El Gobierno dirá entonces que es este acuerdo o nada, y el Partido Laborista se limitará a decir que habría negociado mejor. Una afirmación poco creíble. Los laboristas también pretenden repicar y andar en la procesión. El responsable de Hacienda dice que no estaremos en “el” Mercado Único sino en “un” Mercado Único. El responsable laborista de Industria habla de conservar las ventajas de los acuerdos de la Unión Aduanera pero, al mismo tiempo, tener libertad para negociar nuestros propios acuerdos comerciales.

Todo esto hace que sea un terreno muy confuso para pelear. Es mucho mejor luchar por el derecho del país a cambiar de opinión, a conocer los detalles de la nueva relación antes de abandonar la vieja, oponernos al Brexit y criticar a los conservadores por su incapacidad de abordar los verdaderos problemas del país. El Brexit tiene que ser un Brexit conservador. Tiene que ser suyo al 100 por cien. Hay que demostrar a la gente por qué el Brexit no es ni ha sido nunca la respuesta. Abramos un diálogo con los líderes europeos sobre las reformas necesarias, un diálogo que están muy dispuestos a tener ahora porque son conscientes de que el Brexit también es perjudicial para Europa, económica y políticamente.

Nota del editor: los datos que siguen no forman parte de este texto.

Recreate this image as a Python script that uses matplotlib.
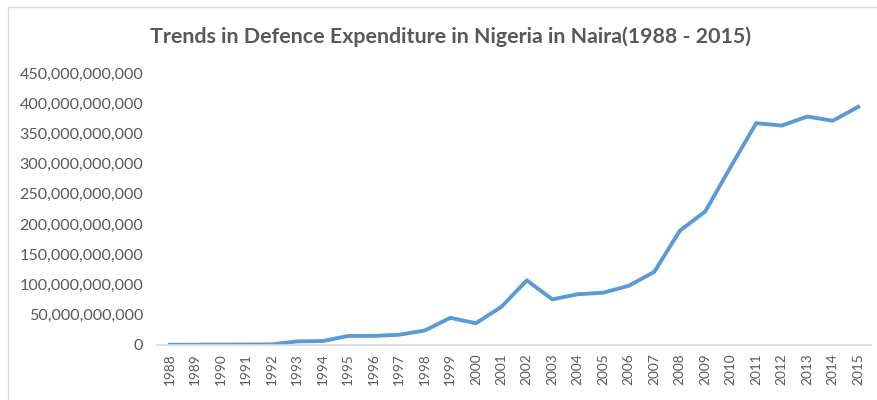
import matplotlib
matplotlib.use("Agg")
import matplotlib.pyplot as plt
from matplotlib.ticker import FuncFormatter
from matplotlib.patches import Rectangle

years = [str(y) for y in range(1988, 2016)]
# defence expenditure in naira (billions)
spend_bn = [0.3, 0.5, 0.6, 0.8, 1.0, 6.0, 6.5, 15.0, 15.0, 17.0, 24.0,
            45.0, 36.0, 63.0, 107.0, 75.5, 84.0, 86.5, 98.0, 121.0, 189.0,
            221.0, 295.0, 367.0, 363.0, 378.0, 371.0, 394.0]
spend = [v * 1e9 for v in spend_bn]

plt.rcParams['font.family'] = ['Lato', 'DejaVu Sans']
grey = '#595959'

fig = plt.figure(figsize=(8.78, 4.0), dpi=100)
ax = fig.add_axes([0.179, 0.1375, 0.813, 0.68])

x = range(len(years))
ax.plot(x, spend, color='#5B9BD5', lw=2.8, solid_joinstyle='round')

ax.set_xlim(-0.5, len(years) - 0.5)
ax.set_ylim(0, 450e9)
ax.set_yticks([i * 50e9 for i in range(10)])
ax.yaxis.set_major_formatter(FuncFormatter(lambda v, p: f"{int(v):,}"))
ax.set_xticks(list(x))
ax.set_xticklabels(years, rotation=90)

for s in ['top', 'right', 'left']:
    ax.spines[s].set_visible(False)
ax.spines['bottom'].set_color('#D9D9D9')
ax.spines['bottom'].set_linewidth(1.2)
ax.tick_params(length=0, colors=grey)
ax.tick_params(axis='x', pad=6, labelsize=9.8)
ax.tick_params(axis='y', pad=10, labelsize=11.6)

fig.text(0.513, 0.907, "Trends in Defence Expenditure in Nigeria in Naira(1988 - 2015)",
         ha='center', va='center', fontsize=15.4, fontweight='bold', color=grey)

# light chart border
fig.patches.append(Rectangle((8 / 878, -0.05), 1.0, 1.0 - 7 / 400 + 0.05,
                             transform=fig.transFigure, fill=False,
                             edgecolor='#D9D9D9', lw=1))

fig.savefig("out.png", dpi=100)
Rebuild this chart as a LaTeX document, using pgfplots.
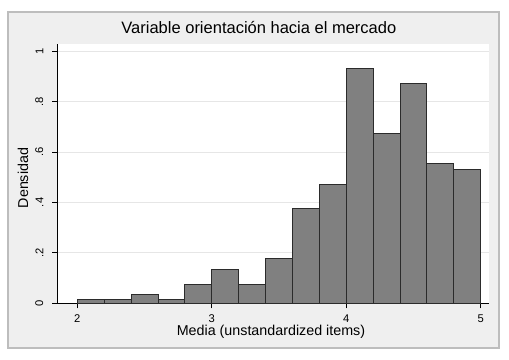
\documentclass[border=0pt]{standalone}
\usepackage{fontspec}
\setmainfont{Liberation Sans}
\usepackage{graphicx}
\usepackage{pgfplots}
\pgfplotsset{compat=1.18}
\definecolor{bg}{HTML}{EFEFEF}
\definecolor{framec}{HTML}{BDBDBD}
\definecolor{barfill}{HTML}{808080}
\definecolor{baredge}{HTML}{2B2B2B}
\definecolor{gridc}{HTML}{E6E6E6}
\begin{document}
\begin{tikzpicture}[x=1pt,y=1pt]
\fill[white] (0,0) rectangle (509,359);
\filldraw[fill=bg, draw=framec, line width=1.5pt] (8,11) rectangle (499,347);
\begin{axis}[
  at={(57pt,55.7pt)}, anchor=south west, scale only axis,
  width=432.3pt, height=259.3pt,
  xmin=1.849, xmax=5.064, ymin=0, ymax=1.028,
  axis background/.style={fill=white},
  axis x line*=bottom, axis y line*=left,
  axis line style={black, line width=0.8pt, -},
  xtick={2,3,4,5}, xticklabels={2,3,4,5},
  ytick={0,0.2,0.4,0.6,0.8,1},
  yticklabels={\rotatebox{90}{0},\rotatebox{90}{.2},\rotatebox{90}{.4},\rotatebox{90}{.6},\rotatebox{90}{.8},\rotatebox{90}{1}},
  tick align=outside, major tick length=5pt,
  tick style={black, line width=0.8pt},
  ymajorgrids, grid style={gridc, line width=0.8pt},
  ticklabel style={font=\fontsize{11.2}{13}\selectfont},
  xticklabel style={anchor=north, inner sep=0pt, yshift=-6pt},
  yticklabel style={anchor=east, inner sep=0pt, xshift=-8.5pt},
  every axis title shift=0pt,
  title={Variable orientación hacia el mercado},
  title style={at={(axis description cs:0.467,1.0424)}, anchor=base, font=\fontsize{16.5}{18}\selectfont, inner sep=0pt},
  xlabel={Media (unstandardized items)},
  xlabel style={at={(axis description cs:0.495,-0.126)}, anchor=base, font=\fontsize{14.3}{16}\selectfont, inner sep=0pt},
  ylabel={Densidad},
  ylabel style={at={(axis description cs:-0.067,0.483)}, anchor=base, font=\fontsize{14.3}{16}\selectfont, inner sep=0pt},
]
\addplot[ybar interval, fill=barfill, draw=baredge, line width=0.9pt] coordinates {
(2.0,0.0150) (2.2,0.0150) (2.4,0.0345) (2.6,0.0150) (2.8,0.075)
(3.0,0.134) (3.2,0.075) (3.4,0.176) (3.6,0.377) (3.8,0.472)
(4.0,0.932) (4.2,0.672) (4.4,0.873) (4.6,0.554) (4.8,0.532) (5.0,0)
};
\end{axis}
\end{tikzpicture}
\end{document}
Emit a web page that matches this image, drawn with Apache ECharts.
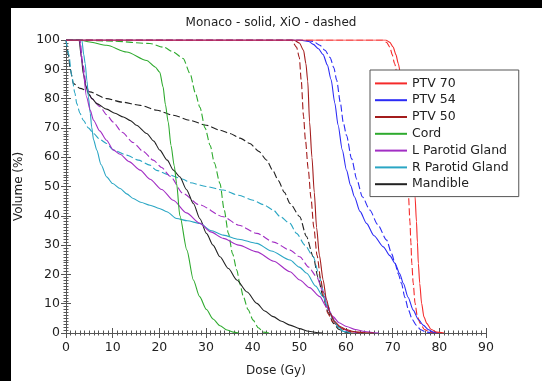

En cada sesión de preguntas al Gobierno, hay que desmontar cada mentira de la campaña del Brexit, decir que las divisiones de los conservadores están debilitando nuestro país; pero eso solo es creíble si nos oponemos al Brexit de verdad, no defendiendo un Brexit distinto, y si cuestionamos la tomadura de pelo de que una primera ministra esté llevando a nuestra nación en una dirección por la que ni siquiera ahora se atreve ella a decir que votaría.

Si nos marchamos de Europa, tendrá que ser por decisión de la derecha conservadora. Pero, si los laboristas siguen dejándose llevar e insisten en abandonar el Mercado Único, esa timidez contribuirá al Brexit.